Merge pull request #40 from powersync-ja/fix-duplicate-id-performance

rkistner · web-flow · commit a59beae64a21 · 2024-10-15T17:09:37.000+02:00
Fix performance issue with many duplicate ids
diff --git a/crates/core/src/sync_local.rs b/crates/core/src/sync_local.rs
@@ -55,21 +55,17 @@ pub fn sync_local(db: *mut sqlite::sqlite3, _data: &str) -> Result<i64, SQLiteEr
 
     // Query for updated objects
 
-    // QUERY PLAN
-    // |--SCAN buckets
-    // |--SEARCH b USING INDEX ps_oplog_by_opid (bucket=? AND op_id>?)
-    // |--SEARCH r USING INDEX ps_oplog_by_row (row_type=? AND row_id=?)
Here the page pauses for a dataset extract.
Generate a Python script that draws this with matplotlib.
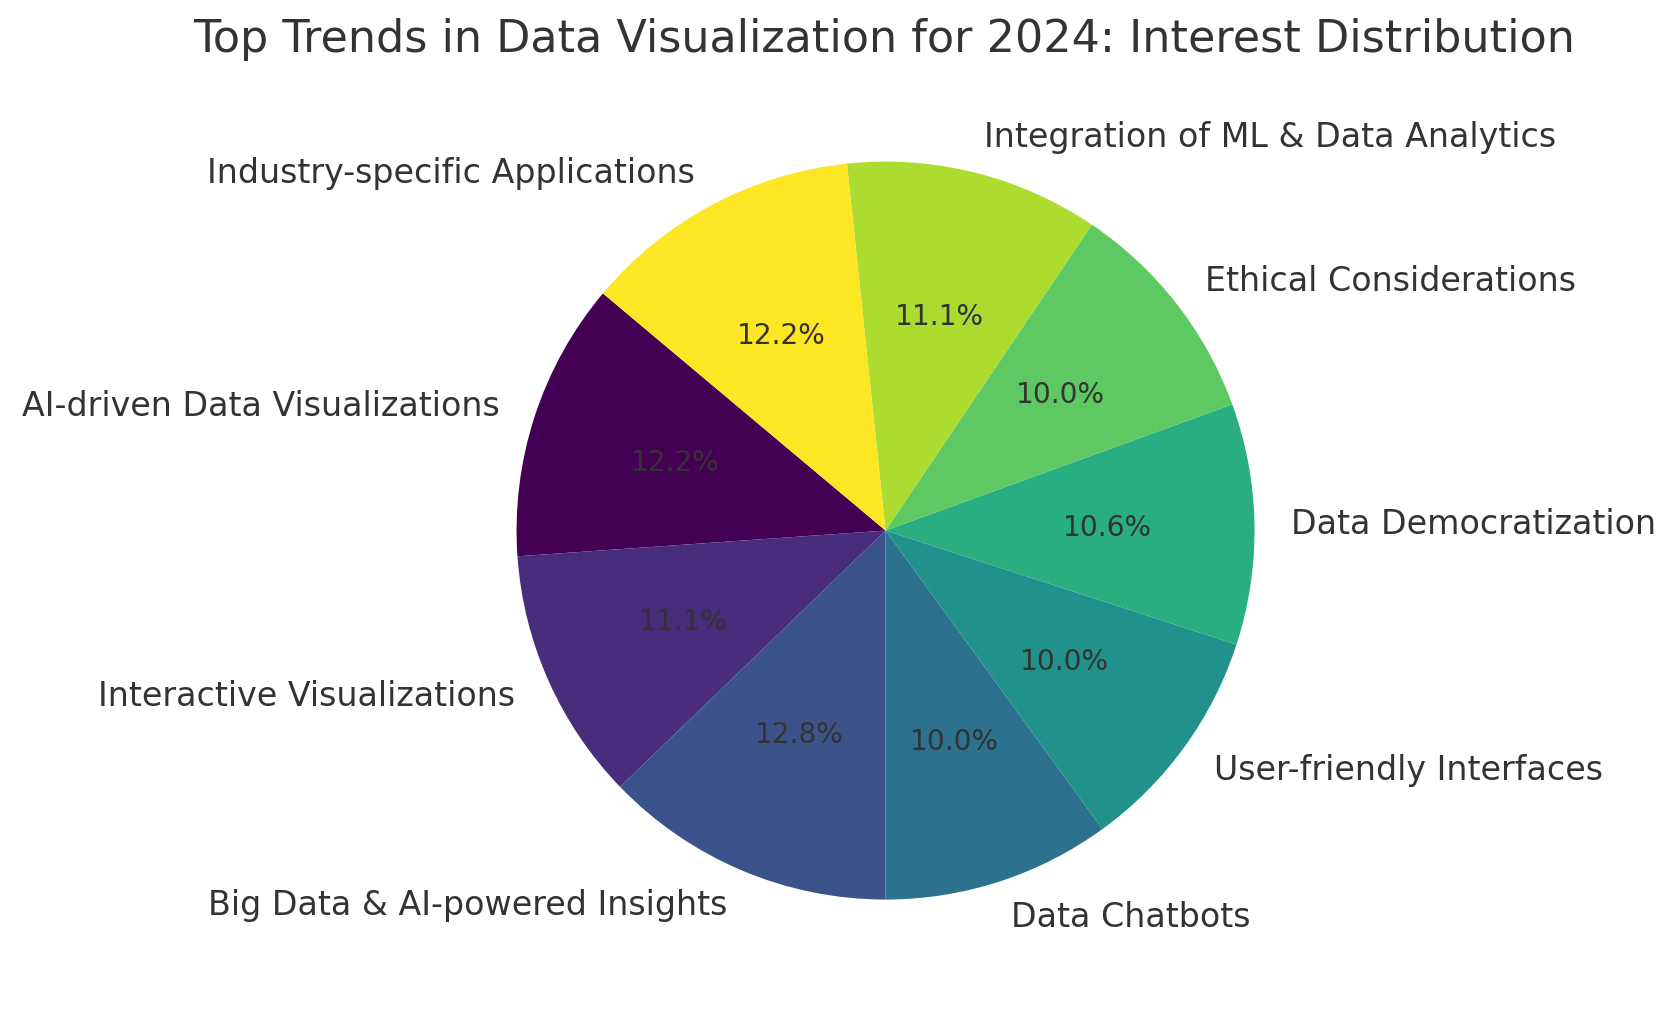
import numpy as np
import matplotlib.pyplot as plt

labels = ['AI-driven Data Visualizations', 'Interactive Visualizations',
          'Big Data & AI-powered Insights', 'Data Chatbots',
          'User-friendly Interfaces', 'Data Democratization',
          'Ethical Considerations', 'Integration of ML & Data Analytics',
          'Industry-specific Applications']
interest = [22, 20, 23, 18, 18, 19, 18, 20, 22]

colors = plt.cm.viridis(np.linspace(0, 1, len(interest)))

fig = plt.figure(figsize=(10, 6.046), dpi=167.7)
# square axes so the pie sits where the reference has it
ax = fig.add_axes([0.2530, 0.0209, 0.5501, 0.9098])
wedges, texts, autotexts = ax.pie(interest, labels=labels, colors=colors,
                                  autopct='%1.1f%%', startangle=140,
                                  textprops={'color': '#333333', 'fontsize': 14.3})
for t in autotexts:
    t.set_fontsize(12)
ax.set_aspect('equal')
fig.text(0.5274, 0.961,
         'Top Trends in Data Visualization for 2024: Interest Distribution',
         fontsize=19.1, color='#333333', ha='center', va='center')
plt.savefig('out.png')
-    // `--USE TEMP B-TREE FOR GROUP BY
     // language=SQLite
     let statement = db
         .prepare_v2(
             "\
 -- 1. Filter oplog by the ops added but not applied yet (oplog b).
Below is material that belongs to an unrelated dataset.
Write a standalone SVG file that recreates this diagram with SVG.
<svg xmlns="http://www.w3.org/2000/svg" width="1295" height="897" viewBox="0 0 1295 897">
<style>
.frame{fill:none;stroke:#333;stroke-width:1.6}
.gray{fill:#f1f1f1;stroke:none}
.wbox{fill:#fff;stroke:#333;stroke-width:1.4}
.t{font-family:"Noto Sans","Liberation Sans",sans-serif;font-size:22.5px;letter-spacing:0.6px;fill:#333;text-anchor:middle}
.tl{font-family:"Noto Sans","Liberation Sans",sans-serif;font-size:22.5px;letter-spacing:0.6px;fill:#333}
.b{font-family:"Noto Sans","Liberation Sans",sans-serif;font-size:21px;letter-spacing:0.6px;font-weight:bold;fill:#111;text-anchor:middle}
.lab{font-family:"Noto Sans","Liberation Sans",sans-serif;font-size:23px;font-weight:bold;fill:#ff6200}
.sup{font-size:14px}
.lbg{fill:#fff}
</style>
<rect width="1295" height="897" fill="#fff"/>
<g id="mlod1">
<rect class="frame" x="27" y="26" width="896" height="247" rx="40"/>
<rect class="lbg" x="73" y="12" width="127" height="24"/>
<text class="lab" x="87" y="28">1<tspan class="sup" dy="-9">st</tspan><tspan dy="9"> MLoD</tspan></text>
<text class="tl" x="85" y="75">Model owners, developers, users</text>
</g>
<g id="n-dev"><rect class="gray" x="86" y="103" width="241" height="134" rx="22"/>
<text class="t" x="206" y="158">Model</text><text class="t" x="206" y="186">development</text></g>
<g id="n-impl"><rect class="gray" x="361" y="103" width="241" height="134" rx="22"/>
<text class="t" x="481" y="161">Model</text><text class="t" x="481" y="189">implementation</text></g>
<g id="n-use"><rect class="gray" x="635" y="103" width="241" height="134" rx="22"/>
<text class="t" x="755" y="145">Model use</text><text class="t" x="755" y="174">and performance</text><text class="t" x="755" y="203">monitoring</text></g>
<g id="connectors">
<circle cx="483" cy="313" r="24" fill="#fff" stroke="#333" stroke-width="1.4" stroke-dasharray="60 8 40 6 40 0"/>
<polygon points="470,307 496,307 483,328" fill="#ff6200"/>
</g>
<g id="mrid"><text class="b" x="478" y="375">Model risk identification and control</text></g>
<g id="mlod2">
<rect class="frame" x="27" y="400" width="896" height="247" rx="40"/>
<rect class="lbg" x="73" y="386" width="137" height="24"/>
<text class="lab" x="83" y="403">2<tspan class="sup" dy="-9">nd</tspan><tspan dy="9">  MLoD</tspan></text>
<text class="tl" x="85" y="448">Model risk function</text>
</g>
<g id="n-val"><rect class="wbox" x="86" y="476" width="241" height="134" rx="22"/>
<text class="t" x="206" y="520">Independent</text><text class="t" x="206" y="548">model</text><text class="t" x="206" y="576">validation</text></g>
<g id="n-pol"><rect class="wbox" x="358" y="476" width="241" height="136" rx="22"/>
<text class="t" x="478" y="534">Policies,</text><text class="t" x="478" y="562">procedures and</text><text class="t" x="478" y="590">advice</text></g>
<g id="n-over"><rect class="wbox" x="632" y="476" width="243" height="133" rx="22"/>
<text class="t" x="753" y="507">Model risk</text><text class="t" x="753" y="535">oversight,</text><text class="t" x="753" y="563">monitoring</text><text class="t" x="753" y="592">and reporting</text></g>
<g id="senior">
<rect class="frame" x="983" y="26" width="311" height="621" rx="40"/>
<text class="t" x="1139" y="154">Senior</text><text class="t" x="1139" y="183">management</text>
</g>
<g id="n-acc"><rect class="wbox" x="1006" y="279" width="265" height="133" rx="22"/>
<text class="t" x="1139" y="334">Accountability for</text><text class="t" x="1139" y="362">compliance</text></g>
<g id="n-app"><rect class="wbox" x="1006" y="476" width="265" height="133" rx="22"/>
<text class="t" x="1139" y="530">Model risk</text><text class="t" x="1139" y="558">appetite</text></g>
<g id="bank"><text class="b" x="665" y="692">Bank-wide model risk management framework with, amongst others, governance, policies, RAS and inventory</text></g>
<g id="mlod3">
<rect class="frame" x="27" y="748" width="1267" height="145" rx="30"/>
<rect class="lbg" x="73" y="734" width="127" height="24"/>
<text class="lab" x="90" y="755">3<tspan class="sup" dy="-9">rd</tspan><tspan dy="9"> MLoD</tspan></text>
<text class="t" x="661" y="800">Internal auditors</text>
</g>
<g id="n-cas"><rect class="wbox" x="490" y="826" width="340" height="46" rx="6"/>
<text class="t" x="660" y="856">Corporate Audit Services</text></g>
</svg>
+--    SELECT DISTINCT / UNION is important for cases with many duplicate ids.
 WITH updated_rows AS (
-  SELECT b.row_type, b.row_id FROM ps_buckets AS buckets
+  SELECT DISTINCT b.row_type, b.row_id FROM ps_buckets AS buckets
     CROSS JOIN ps_oplog AS b ON b.bucket = buckets.id
   AND (b.op_id > buckets.last_applied_op)
-  UNION ALL SELECT row_type, row_id FROM ps_updated_rows
+  UNION SELECT row_type, row_id FROM ps_updated_rows
 )
 
 -- 3. Group the objects from different buckets together into a single one (ops).